[JOB]
Starting at the line that has "Write a web" and stopping after the line that has "const yTitle = 'Energiaulottuvuuksien", reproduce the listing below exactly; omit everything else.
····················
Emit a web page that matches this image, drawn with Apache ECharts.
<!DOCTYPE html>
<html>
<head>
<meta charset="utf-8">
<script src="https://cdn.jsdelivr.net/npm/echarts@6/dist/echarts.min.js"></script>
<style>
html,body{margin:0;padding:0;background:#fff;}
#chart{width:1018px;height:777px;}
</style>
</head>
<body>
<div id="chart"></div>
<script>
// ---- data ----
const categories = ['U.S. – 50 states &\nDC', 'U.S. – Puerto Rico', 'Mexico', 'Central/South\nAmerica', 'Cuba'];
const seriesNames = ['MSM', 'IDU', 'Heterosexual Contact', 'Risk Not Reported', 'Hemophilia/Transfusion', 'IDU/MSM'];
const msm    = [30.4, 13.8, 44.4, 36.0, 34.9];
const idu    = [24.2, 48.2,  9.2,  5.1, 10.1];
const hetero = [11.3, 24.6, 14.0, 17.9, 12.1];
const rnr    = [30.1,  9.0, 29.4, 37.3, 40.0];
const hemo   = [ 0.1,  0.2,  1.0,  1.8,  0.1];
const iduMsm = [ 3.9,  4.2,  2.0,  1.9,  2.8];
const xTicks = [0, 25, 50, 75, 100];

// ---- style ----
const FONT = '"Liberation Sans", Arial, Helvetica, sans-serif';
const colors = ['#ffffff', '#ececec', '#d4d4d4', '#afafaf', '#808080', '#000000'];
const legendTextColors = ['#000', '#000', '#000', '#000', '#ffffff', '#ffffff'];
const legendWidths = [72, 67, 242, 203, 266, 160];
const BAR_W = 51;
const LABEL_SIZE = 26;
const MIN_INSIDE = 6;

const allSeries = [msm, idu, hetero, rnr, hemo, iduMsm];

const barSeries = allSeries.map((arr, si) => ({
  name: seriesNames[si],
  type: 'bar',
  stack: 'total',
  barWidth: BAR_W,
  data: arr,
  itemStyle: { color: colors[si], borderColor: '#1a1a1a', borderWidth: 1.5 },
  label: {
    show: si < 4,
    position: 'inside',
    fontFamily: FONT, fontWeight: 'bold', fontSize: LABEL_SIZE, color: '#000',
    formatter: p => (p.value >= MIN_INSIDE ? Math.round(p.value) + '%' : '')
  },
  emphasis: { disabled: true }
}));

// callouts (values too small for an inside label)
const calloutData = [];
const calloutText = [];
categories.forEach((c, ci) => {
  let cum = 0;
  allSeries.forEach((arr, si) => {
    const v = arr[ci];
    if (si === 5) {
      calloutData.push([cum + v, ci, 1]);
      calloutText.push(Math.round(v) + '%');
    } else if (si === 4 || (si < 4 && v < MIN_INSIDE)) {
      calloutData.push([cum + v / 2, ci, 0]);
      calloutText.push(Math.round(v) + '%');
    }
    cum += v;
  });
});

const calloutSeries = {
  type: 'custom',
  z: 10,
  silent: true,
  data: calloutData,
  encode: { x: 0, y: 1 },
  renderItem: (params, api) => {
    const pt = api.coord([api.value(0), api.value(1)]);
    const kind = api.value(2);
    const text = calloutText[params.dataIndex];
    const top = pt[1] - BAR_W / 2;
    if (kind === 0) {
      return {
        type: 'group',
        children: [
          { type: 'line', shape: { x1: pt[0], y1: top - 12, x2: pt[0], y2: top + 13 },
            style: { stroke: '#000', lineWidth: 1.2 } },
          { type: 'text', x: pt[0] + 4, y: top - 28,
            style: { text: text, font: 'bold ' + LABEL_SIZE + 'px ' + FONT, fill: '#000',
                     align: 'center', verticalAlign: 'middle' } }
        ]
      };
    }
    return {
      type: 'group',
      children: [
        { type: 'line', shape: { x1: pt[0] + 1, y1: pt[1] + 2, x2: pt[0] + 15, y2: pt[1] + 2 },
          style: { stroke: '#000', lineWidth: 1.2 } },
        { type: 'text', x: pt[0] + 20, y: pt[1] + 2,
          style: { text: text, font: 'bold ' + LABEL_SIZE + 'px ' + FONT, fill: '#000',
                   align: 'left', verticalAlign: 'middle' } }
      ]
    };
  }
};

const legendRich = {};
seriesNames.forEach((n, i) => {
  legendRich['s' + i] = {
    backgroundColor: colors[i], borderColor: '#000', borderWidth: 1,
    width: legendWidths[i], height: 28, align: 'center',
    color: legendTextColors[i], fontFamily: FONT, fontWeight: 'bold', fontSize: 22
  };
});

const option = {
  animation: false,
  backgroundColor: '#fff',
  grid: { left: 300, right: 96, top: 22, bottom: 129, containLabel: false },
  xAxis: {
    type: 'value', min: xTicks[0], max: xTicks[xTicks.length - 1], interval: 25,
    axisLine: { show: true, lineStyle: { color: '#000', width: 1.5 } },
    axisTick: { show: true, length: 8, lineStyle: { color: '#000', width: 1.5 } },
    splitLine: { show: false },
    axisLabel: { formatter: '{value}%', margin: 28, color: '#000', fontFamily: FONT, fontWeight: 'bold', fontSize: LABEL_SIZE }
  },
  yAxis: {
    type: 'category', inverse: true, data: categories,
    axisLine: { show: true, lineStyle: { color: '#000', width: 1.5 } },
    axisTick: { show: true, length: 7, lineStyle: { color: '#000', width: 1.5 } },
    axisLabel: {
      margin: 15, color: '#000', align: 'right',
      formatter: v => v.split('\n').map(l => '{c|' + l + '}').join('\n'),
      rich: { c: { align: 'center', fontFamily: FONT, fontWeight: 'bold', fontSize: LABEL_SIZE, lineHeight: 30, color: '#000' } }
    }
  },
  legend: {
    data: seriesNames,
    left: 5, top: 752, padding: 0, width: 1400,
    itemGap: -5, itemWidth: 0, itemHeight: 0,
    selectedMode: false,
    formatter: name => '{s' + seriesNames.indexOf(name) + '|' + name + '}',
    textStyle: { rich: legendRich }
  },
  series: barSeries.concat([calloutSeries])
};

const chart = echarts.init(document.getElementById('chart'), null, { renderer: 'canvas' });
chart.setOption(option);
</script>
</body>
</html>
····················
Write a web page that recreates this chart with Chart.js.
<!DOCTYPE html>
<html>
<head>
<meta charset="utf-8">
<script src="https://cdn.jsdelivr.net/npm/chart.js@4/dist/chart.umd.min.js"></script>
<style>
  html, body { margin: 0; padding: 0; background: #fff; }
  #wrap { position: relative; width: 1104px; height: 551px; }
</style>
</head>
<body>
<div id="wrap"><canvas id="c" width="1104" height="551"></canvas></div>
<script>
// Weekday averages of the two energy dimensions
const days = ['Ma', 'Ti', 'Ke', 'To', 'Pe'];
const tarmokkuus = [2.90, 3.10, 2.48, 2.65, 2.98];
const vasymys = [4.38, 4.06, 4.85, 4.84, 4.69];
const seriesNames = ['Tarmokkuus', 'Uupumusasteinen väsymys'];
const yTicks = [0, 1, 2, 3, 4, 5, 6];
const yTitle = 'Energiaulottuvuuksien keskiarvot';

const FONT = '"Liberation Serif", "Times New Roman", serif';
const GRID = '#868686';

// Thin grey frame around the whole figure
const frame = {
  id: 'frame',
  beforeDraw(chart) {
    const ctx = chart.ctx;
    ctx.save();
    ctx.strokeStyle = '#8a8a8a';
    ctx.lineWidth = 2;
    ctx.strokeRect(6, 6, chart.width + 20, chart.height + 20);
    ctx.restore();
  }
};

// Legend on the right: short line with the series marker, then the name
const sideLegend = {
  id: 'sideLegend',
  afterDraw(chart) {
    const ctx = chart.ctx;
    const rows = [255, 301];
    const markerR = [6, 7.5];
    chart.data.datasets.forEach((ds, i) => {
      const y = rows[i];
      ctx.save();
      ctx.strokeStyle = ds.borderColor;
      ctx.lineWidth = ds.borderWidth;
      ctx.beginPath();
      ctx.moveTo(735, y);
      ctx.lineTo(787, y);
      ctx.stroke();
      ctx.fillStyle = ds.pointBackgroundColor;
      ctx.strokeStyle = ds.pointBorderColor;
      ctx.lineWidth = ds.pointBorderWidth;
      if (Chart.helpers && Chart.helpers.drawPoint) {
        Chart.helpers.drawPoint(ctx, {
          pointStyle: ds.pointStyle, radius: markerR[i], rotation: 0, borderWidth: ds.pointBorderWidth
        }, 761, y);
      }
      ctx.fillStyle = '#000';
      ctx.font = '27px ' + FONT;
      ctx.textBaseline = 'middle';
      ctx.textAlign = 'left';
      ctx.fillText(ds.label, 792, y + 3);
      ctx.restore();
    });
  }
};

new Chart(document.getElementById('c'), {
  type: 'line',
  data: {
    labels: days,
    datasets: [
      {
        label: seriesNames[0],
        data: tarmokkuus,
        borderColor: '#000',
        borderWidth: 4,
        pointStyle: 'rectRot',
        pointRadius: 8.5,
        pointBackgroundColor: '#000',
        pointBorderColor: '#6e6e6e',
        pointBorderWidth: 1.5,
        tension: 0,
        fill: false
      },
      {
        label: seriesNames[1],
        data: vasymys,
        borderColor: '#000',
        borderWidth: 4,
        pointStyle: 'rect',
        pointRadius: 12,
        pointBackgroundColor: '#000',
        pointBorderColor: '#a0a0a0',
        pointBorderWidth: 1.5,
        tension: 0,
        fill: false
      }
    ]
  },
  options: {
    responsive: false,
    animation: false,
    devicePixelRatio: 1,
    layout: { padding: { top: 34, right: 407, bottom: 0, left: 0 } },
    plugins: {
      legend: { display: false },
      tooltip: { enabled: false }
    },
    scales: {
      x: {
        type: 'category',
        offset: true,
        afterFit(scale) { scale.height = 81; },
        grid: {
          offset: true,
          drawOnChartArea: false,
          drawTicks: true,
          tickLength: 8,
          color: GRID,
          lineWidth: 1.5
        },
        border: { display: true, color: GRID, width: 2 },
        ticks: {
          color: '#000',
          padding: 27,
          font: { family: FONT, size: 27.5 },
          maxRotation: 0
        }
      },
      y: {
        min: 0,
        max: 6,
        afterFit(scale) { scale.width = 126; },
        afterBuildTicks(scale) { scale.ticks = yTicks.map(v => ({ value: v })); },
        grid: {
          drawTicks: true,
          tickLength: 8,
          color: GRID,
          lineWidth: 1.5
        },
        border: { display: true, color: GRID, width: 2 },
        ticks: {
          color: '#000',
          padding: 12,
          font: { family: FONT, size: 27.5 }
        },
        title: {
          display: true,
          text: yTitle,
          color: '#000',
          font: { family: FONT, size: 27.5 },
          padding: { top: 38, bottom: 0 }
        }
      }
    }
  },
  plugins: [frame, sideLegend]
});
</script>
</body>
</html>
····················
[EXPECTED ANSWER]
Write a web page that recreates this chart with Chart.js.
<!DOCTYPE html>
<html>
<head>
<meta charset="utf-8">
<script src="https://cdn.jsdelivr.net/npm/chart.js@4/dist/chart.umd.min.js"></script>
<style>
  html, body { margin: 0; padding: 0; background: #fff; }
  #wrap { position: relative; width: 1104px; height: 551px; }
</style>
</head>
<body>
<div id="wrap"><canvas id="c" width="1104" height="551"></canvas></div>
<script>
// Weekday averages of the two energy dimensions
const days = ['Ma', 'Ti', 'Ke', 'To', 'Pe'];
const tarmokkuus = [2.90, 3.10, 2.48, 2.65, 2.98];
const vasymys = [4.38, 4.06, 4.85, 4.84, 4.69];
const seriesNames = ['Tarmokkuus', 'Uupumusasteinen väsymys'];
const yTicks = [0, 1, 2, 3, 4, 5, 6];
const yTitle = 'Energiaulottuvuuksien keskiarvot';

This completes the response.